Begin with the first line of the material and copy each line word for word through the line that contains "const b1213_A45 = [15, 22, 45, 66, 118, 76, 46]"; the pictures are left out.

────────────────────

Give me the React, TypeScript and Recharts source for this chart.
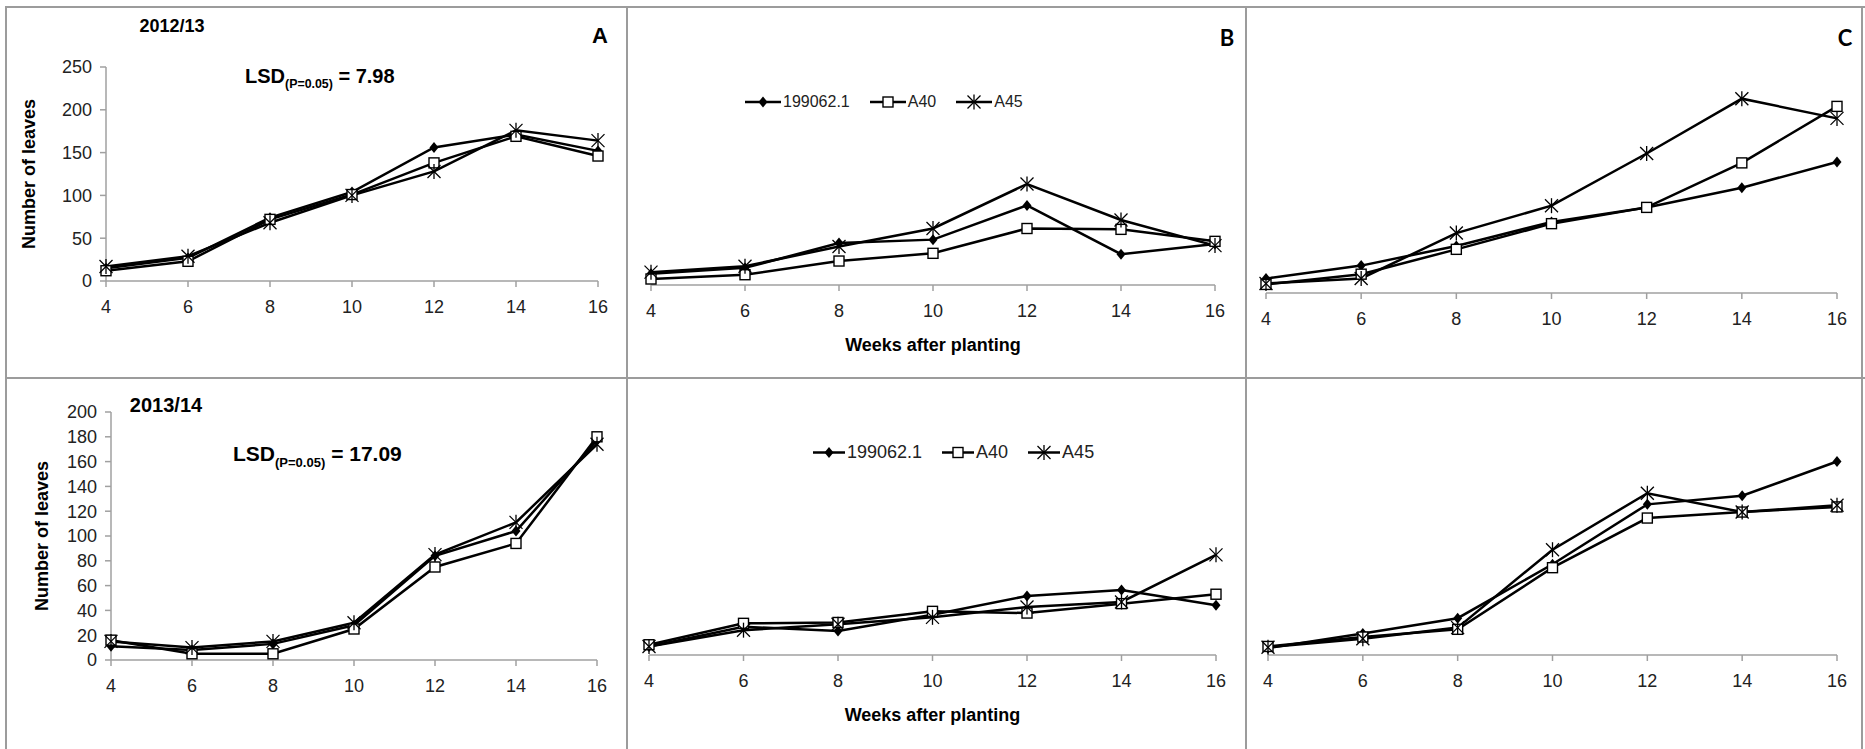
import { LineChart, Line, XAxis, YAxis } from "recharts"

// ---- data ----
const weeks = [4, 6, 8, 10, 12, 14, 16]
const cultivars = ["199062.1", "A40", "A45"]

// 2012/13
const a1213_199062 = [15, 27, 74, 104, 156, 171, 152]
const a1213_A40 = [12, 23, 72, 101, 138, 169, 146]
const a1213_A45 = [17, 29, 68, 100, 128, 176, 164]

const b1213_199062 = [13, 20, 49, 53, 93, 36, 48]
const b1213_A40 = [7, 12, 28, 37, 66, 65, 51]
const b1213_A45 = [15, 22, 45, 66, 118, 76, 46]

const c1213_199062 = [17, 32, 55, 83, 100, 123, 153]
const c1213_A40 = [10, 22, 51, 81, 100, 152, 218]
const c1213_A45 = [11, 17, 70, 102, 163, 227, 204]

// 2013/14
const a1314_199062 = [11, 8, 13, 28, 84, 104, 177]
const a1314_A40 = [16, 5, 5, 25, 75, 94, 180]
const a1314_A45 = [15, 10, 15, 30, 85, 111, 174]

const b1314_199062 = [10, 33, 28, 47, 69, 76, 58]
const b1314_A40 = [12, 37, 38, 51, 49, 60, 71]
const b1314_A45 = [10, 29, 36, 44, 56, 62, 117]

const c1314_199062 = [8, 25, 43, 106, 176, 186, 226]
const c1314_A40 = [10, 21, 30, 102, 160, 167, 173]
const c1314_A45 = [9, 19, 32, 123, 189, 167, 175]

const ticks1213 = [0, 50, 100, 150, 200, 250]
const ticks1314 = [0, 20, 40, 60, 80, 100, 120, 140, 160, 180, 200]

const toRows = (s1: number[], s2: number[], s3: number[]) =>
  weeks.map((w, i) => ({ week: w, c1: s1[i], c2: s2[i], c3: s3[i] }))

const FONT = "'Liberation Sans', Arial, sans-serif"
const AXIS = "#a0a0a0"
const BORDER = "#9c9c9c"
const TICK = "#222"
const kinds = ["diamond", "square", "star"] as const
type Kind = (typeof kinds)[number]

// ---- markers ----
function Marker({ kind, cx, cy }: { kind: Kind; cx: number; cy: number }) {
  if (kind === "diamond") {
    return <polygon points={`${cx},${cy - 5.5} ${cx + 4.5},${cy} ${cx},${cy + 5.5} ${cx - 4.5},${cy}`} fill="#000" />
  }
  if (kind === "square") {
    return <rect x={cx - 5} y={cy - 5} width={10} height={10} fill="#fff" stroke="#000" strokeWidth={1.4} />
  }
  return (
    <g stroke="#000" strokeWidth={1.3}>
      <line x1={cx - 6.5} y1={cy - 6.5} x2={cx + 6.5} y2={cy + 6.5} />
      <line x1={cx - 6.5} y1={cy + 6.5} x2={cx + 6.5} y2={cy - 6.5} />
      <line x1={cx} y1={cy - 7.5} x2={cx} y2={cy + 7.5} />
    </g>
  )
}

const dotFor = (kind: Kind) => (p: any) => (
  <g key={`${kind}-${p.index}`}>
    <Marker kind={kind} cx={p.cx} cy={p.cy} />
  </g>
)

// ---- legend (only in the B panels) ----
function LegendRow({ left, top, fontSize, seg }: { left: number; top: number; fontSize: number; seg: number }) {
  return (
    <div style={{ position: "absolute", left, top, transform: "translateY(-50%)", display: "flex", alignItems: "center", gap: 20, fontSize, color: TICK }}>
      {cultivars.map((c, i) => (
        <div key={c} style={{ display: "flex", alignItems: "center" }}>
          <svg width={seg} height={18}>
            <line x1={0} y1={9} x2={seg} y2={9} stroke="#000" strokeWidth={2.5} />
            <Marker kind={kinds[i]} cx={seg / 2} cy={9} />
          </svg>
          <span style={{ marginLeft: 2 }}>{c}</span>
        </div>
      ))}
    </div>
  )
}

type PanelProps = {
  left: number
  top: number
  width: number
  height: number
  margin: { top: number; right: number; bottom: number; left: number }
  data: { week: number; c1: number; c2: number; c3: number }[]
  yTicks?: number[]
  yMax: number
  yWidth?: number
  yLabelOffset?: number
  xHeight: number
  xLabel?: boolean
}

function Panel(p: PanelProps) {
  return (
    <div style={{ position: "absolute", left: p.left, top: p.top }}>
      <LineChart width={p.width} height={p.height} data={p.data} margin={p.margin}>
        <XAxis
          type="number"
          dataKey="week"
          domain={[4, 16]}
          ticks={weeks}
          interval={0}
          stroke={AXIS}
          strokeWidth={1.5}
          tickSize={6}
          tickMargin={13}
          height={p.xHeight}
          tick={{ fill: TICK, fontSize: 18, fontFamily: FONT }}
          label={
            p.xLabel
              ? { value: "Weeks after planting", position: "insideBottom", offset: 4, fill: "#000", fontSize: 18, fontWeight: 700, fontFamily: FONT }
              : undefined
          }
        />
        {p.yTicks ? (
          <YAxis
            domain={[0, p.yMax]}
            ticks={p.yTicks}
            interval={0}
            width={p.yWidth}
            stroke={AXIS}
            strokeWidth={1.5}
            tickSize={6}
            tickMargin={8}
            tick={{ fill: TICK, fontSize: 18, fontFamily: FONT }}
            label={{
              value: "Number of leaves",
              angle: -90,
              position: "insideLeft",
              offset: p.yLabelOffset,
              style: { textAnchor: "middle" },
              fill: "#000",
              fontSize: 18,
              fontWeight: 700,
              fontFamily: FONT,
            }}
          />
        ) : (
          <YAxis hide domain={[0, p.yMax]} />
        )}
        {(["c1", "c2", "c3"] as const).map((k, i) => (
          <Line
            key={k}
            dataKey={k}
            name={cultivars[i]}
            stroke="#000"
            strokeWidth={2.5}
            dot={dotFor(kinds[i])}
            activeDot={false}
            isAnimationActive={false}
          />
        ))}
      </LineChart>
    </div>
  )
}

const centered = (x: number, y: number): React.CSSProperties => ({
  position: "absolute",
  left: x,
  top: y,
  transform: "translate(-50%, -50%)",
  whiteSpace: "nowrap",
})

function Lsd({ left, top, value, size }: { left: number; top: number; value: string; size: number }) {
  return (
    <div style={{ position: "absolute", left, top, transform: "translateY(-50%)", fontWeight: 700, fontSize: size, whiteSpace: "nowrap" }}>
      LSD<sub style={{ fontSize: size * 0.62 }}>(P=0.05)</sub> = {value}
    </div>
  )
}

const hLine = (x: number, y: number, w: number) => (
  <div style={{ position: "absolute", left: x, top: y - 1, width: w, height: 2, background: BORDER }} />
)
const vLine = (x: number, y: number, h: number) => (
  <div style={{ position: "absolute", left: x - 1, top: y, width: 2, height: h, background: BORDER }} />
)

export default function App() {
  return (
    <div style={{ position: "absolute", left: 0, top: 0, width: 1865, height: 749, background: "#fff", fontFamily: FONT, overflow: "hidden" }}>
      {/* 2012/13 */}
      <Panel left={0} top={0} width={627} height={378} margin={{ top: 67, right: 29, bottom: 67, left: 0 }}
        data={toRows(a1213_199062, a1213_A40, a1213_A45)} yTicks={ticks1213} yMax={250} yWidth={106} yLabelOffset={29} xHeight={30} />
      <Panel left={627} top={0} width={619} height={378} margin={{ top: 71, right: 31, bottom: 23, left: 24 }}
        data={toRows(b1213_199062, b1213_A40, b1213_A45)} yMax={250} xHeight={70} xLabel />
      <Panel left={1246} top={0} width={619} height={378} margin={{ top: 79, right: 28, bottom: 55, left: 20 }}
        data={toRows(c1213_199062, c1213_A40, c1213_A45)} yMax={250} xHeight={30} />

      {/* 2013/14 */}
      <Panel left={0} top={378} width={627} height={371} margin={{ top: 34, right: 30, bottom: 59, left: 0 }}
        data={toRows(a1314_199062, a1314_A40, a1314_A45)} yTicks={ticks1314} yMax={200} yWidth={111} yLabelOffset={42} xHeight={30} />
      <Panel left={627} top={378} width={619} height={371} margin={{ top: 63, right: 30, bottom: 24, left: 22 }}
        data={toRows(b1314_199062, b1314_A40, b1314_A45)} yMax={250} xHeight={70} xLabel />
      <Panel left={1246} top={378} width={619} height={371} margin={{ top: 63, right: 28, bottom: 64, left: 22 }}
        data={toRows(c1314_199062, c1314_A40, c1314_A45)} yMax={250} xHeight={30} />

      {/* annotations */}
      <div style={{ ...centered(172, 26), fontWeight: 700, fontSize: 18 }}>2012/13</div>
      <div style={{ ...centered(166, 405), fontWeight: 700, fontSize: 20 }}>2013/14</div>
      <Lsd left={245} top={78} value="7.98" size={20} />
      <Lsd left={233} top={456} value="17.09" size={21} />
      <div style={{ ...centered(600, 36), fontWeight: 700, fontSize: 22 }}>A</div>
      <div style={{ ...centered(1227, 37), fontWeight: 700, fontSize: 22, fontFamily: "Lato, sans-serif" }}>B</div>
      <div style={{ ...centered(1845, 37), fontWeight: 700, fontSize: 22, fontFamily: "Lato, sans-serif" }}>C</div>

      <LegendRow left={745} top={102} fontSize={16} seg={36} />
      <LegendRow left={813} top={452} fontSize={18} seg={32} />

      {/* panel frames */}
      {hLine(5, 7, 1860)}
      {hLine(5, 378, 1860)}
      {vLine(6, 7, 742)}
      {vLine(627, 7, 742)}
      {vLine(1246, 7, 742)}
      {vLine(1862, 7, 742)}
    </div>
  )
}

────────────────────

Output below.
Give me the React, TypeScript and Recharts source for this chart.
import { LineChart, Line, XAxis, YAxis } from "recharts"

// ---- data ----
const weeks = [4, 6, 8, 10, 12, 14, 16]
const cultivars = ["199062.1", "A40", "A45"]

// 2012/13
const a1213_199062 = [15, 27, 74, 104, 156, 171, 152]
const a1213_A40 = [12, 23, 72, 101, 138, 169, 146]
const a1213_A45 = [17, 29, 68, 100, 128, 176, 164]

const b1213_199062 = [13, 20, 49, 53, 93, 36, 48]
const b1213_A40 = [7, 12, 28, 37, 66, 65, 51]
const b1213_A45 = [15, 22, 45, 66, 118, 76, 46]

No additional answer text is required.